__TASK DIRECTIONS__
Every entry must be given again exactly.

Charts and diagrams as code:
[Begin]

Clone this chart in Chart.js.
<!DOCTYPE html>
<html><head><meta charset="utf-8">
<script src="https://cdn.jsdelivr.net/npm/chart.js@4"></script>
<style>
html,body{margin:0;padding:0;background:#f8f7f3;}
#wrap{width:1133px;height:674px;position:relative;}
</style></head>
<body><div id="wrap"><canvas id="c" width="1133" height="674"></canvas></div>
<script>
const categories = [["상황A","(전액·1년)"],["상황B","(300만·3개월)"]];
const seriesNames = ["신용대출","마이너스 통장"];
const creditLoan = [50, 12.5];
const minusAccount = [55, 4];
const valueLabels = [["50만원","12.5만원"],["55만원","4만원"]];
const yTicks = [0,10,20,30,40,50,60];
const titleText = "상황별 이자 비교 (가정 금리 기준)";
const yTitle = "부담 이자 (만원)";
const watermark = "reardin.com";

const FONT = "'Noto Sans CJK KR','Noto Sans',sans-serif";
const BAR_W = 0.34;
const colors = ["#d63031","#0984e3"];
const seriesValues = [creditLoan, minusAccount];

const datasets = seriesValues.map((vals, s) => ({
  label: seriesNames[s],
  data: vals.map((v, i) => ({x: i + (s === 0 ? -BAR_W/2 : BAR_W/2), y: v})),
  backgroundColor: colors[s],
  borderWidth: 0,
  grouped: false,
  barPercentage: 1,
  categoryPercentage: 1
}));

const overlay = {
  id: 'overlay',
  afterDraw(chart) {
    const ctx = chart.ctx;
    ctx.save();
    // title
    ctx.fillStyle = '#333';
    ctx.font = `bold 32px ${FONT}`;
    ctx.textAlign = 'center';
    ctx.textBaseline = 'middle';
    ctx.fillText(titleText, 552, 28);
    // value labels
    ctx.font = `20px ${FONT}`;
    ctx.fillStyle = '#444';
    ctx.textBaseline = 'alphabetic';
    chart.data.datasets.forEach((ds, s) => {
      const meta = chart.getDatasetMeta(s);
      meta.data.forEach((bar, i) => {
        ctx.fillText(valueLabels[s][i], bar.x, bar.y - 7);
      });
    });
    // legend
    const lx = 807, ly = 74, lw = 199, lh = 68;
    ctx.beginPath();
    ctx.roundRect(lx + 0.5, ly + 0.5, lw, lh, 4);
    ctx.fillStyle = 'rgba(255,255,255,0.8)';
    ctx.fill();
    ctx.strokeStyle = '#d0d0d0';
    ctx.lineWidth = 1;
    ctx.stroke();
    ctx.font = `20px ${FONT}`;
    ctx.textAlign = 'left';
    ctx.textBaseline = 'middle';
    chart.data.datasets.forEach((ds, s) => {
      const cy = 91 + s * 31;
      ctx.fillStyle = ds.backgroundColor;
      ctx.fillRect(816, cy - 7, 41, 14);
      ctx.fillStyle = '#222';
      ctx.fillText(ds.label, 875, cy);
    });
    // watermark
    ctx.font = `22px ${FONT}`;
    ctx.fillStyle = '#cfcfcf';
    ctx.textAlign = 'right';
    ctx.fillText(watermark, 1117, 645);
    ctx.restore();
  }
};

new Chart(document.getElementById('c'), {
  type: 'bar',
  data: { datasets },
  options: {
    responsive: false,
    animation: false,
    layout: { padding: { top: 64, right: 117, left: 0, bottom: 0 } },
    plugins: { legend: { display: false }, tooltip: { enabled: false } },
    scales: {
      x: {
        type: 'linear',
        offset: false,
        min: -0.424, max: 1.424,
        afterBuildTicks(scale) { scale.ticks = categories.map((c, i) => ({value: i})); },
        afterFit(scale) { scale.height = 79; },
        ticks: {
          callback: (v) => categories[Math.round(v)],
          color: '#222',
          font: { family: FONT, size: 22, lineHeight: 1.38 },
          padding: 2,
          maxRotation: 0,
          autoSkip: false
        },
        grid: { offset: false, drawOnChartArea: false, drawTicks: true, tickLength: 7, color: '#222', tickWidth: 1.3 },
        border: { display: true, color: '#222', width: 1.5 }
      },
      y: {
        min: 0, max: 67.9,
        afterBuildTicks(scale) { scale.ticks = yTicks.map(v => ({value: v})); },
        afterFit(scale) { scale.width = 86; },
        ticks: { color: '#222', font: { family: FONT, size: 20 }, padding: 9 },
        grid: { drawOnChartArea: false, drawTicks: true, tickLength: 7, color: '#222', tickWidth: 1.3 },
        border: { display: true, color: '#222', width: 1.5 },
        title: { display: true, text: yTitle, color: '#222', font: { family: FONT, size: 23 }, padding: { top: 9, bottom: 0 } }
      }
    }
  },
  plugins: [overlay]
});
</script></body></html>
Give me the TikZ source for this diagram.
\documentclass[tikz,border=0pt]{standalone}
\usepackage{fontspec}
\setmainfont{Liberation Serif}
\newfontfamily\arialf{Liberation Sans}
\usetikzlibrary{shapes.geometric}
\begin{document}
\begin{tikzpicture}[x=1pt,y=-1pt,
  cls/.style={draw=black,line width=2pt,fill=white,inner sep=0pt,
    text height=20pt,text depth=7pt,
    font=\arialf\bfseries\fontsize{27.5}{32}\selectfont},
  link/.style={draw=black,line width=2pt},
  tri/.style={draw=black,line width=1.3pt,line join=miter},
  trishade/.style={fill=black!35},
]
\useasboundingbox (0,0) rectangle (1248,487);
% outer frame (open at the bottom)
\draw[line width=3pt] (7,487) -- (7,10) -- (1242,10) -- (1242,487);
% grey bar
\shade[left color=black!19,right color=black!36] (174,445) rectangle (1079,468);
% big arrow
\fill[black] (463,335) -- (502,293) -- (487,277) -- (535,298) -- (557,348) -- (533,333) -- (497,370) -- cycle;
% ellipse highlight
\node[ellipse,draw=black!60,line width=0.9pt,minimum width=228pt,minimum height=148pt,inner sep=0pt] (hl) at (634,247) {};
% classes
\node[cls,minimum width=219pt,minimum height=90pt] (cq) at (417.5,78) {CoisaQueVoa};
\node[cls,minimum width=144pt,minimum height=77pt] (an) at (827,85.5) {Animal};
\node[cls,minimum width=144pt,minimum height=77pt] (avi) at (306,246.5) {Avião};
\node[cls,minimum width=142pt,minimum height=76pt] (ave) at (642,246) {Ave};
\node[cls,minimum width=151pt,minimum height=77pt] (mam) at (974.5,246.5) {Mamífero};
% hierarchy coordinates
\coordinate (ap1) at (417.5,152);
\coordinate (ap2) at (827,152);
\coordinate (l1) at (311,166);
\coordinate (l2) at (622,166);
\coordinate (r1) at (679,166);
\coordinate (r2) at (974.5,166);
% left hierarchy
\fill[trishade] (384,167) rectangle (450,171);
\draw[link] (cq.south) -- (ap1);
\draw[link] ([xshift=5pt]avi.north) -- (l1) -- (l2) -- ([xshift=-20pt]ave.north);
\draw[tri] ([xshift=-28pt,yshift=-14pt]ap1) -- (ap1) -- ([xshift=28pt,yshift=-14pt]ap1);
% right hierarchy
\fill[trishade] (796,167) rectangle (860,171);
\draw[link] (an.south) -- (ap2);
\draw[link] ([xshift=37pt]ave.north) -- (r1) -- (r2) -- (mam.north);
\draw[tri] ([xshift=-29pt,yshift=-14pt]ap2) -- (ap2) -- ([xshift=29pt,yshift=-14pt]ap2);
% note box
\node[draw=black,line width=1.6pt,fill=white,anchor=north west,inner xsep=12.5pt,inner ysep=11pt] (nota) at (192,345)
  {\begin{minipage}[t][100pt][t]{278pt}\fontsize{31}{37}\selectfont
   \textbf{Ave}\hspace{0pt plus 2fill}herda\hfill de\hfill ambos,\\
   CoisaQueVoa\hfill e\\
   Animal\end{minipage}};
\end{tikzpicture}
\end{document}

[End]

__COMPLETE ANSWER__
Clone this chart in Chart.js.
<!DOCTYPE html>
<html><head><meta charset="utf-8">
<script src="https://cdn.jsdelivr.net/npm/chart.js@4"></script>
<style>
html,body{margin:0;padding:0;background:#f8f7f3;}
#wrap{width:1133px;height:674px;position:relative;}
</style></head>
<body><div id="wrap"><canvas id="c" width="1133" height="674"></canvas></div>
<script>
const categories = [["상황A","(전액·1년)"],["상황B","(300만·3개월)"]];
const seriesNames = ["신용대출","마이너스 통장"];
const creditLoan = [50, 12.5];
const minusAccount = [55, 4];
const valueLabels = [["50만원","12.5만원"],["55만원","4만원"]];
const yTicks = [0,10,20,30,40,50,60];
const titleText = "상황별 이자 비교 (가정 금리 기준)";
const yTitle = "부담 이자 (만원)";
const watermark = "reardin.com";

const FONT = "'Noto Sans CJK KR','Noto Sans',sans-serif";
const BAR_W = 0.34;
const colors = ["#d63031","#0984e3"];
const seriesValues = [creditLoan, minusAccount];

const datasets = seriesValues.map((vals, s) => ({
  label: seriesNames[s],
  data: vals.map((v, i) => ({x: i + (s === 0 ? -BAR_W/2 : BAR_W/2), y: v})),
  backgroundColor: colors[s],
  borderWidth: 0,
  grouped: false,
  barPercentage: 1,
  categoryPercentage: 1
}));

const overlay = {
  id: 'overlay',
  afterDraw(chart) {
    const ctx = chart.ctx;
    ctx.save();
    // title
    ctx.fillStyle = '#333';
    ctx.font = `bold 32px ${FONT}`;
    ctx.textAlign = 'center';
    ctx.textBaseline = 'middle';
    ctx.fillText(titleText, 552, 28);
    // value labels
    ctx.font = `20px ${FONT}`;
    ctx.fillStyle = '#444';
    ctx.textBaseline = 'alphabetic';
    chart.data.datasets.forEach((ds, s) => {
      const meta = chart.getDatasetMeta(s);
      meta.data.forEach((bar, i) => {
        ctx.fillText(valueLabels[s][i], bar.x, bar.y - 7);
      });
    });
    // legend
    const lx = 807, ly = 74, lw = 199, lh = 68;
    ctx.beginPath();
    ctx.roundRect(lx + 0.5, ly + 0.5, lw, lh, 4);
    ctx.fillStyle = 'rgba(255,255,255,0.8)';
    ctx.fill();
    ctx.strokeStyle = '#d0d0d0';
    ctx.lineWidth = 1;
    ctx.stroke();
    ctx.font = `20px ${FONT}`;
    ctx.textAlign = 'left';
    ctx.textBaseline = 'middle';
    chart.data.datasets.forEach((ds, s) => {
      const cy = 91 + s * 31;
      ctx.fillStyle = ds.backgroundColor;
      ctx.fillRect(816, cy - 7, 41, 14);
      ctx.fillStyle = '#222';
      ctx.fillText(ds.label, 875, cy);
    });
    // watermark
    ctx.font = `22px ${FONT}`;
    ctx.fillStyle = '#cfcfcf';
    ctx.textAlign = 'right';
    ctx.fillText(watermark, 1117, 645);
    ctx.restore();
  }
};

new Chart(document.getElementById('c'), {
  type: 'bar',
  data: { datasets },
  options: {
    responsive: false,
    animation: false,
    layout: { padding: { top: 64, right: 117, left: 0, bottom: 0 } },
    plugins: { legend: { display: false }, tooltip: { enabled: false } },
    scales: {
      x: {
        type: 'linear',
        offset: false,
        min: -0.424, max: 1.424,
        afterBuildTicks(scale) { scale.ticks = categories.map((c, i) => ({value: i})); },
        afterFit(scale) { scale.height = 79; },
        ticks: {
          callback: (v) => categories[Math.round(v)],
          color: '#222',
          font: { family: FONT, size: 22, lineHeight: 1.38 },
          padding: 2,
          maxRotation: 0,
          autoSkip: false
        },
        grid: { offset: false, drawOnChartArea: false, drawTicks: true, tickLength: 7, color: '#222', tickWidth: 1.3 },
        border: { display: true, color: '#222', width: 1.5 }
      },
      y: {
        min: 0, max: 67.9,
        afterBuildTicks(scale) { scale.ticks = yTicks.map(v => ({value: v})); },
        afterFit(scale) { scale.width = 86; },
        ticks: { color: '#222', font: { family: FONT, size: 20 }, padding: 9 },
        grid: { drawOnChartArea: false, drawTicks: true, tickLength: 7, color: '#222', tickWidth: 1.3 },
        border: { display: true, color: '#222', width: 1.5 },
        title: { display: true, text: yTitle, color: '#222', font: { family: FONT, size: 23 }, padding: { top: 9, bottom: 0 } }
      }
    }
  },
  plugins: [overlay]
});
</script></body></html>
Give me the TikZ source for this diagram.
\documentclass[tikz,border=0pt]{standalone}
\usepackage{fontspec}
\setmainfont{Liberation Serif}
\newfontfamily\arialf{Liberation Sans}
\usetikzlibrary{shapes.geometric}
\begin{document}
\begin{tikzpicture}[x=1pt,y=-1pt,
  cls/.style={draw=black,line width=2pt,fill=white,inner sep=0pt,
    text height=20pt,text depth=7pt,
    font=\arialf\bfseries\fontsize{27.5}{32}\selectfont},
  link/.style={draw=black,line width=2pt},
  tri/.style={draw=black,line width=1.3pt,line join=miter},
  trishade/.style={fill=black!35},
]
\useasboundingbox (0,0) rectangle (1248,487);
% outer frame (open at the bottom)
\draw[line width=3pt] (7,487) -- (7,10) -- (1242,10) -- (1242,487);
% grey bar
\shade[left color=black!19,right color=black!36] (174,445) rectangle (1079,468);
% big arrow
\fill[black] (463,335) -- (502,293) -- (487,277) -- (535,298) -- (557,348) -- (533,333) -- (497,370) -- cycle;
% ellipse highlight
\node[ellipse,draw=black!60,line width=0.9pt,minimum width=228pt,minimum height=148pt,inner sep=0pt] (hl) at (634,247) {};
% classes
\node[cls,minimum width=219pt,minimum height=90pt] (cq) at (417.5,78) {CoisaQueVoa};
\node[cls,minimum width=144pt,minimum height=77pt] (an) at (827,85.5) {Animal};
\node[cls,minimum width=144pt,minimum height=77pt] (avi) at (306,246.5) {Avião};
\node[cls,minimum width=142pt,minimum height=76pt] (ave) at (642,246) {Ave};
\node[cls,minimum width=151pt,minimum height=77pt] (mam) at (974.5,246.5) {Mamífero};
% hierarchy coordinates
\coordinate (ap1) at (417.5,152);
\coordinate (ap2) at (827,152);
\coordinate (l1) at (311,166);
\coordinate (l2) at (622,166);
\coordinate (r1) at (679,166);
\coordinate (r2) at (974.5,166);
% left hierarchy
\fill[trishade] (384,167) rectangle (450,171);
\draw[link] (cq.south) -- (ap1);
\draw[link] ([xshift=5pt]avi.north) -- (l1) -- (l2) -- ([xshift=-20pt]ave.north);
\draw[tri] ([xshift=-28pt,yshift=-14pt]ap1) -- (ap1) -- ([xshift=28pt,yshift=-14pt]ap1);
% right hierarchy
\fill[trishade] (796,167) rectangle (860,171);
\draw[link] (an.south) -- (ap2);
\draw[link] ([xshift=37pt]ave.north) -- (r1) -- (r2) -- (mam.north);
\draw[tri] ([xshift=-29pt,yshift=-14pt]ap2) -- (ap2) -- ([xshift=29pt,yshift=-14pt]ap2);
% note box
\node[draw=black,line width=1.6pt,fill=white,anchor=north west,inner xsep=12.5pt,inner ysep=11pt] (nota) at (192,345)
  {\begin{minipage}[t][100pt][t]{278pt}\fontsize{31}{37}\selectfont
   \textbf{Ave}\hspace{0pt plus 2fill}herda\hfill de\hfill ambos,\\
   CoisaQueVoa\hfill e\\
   Animal\end{minipage}};
\end{tikzpicture}
\end{document}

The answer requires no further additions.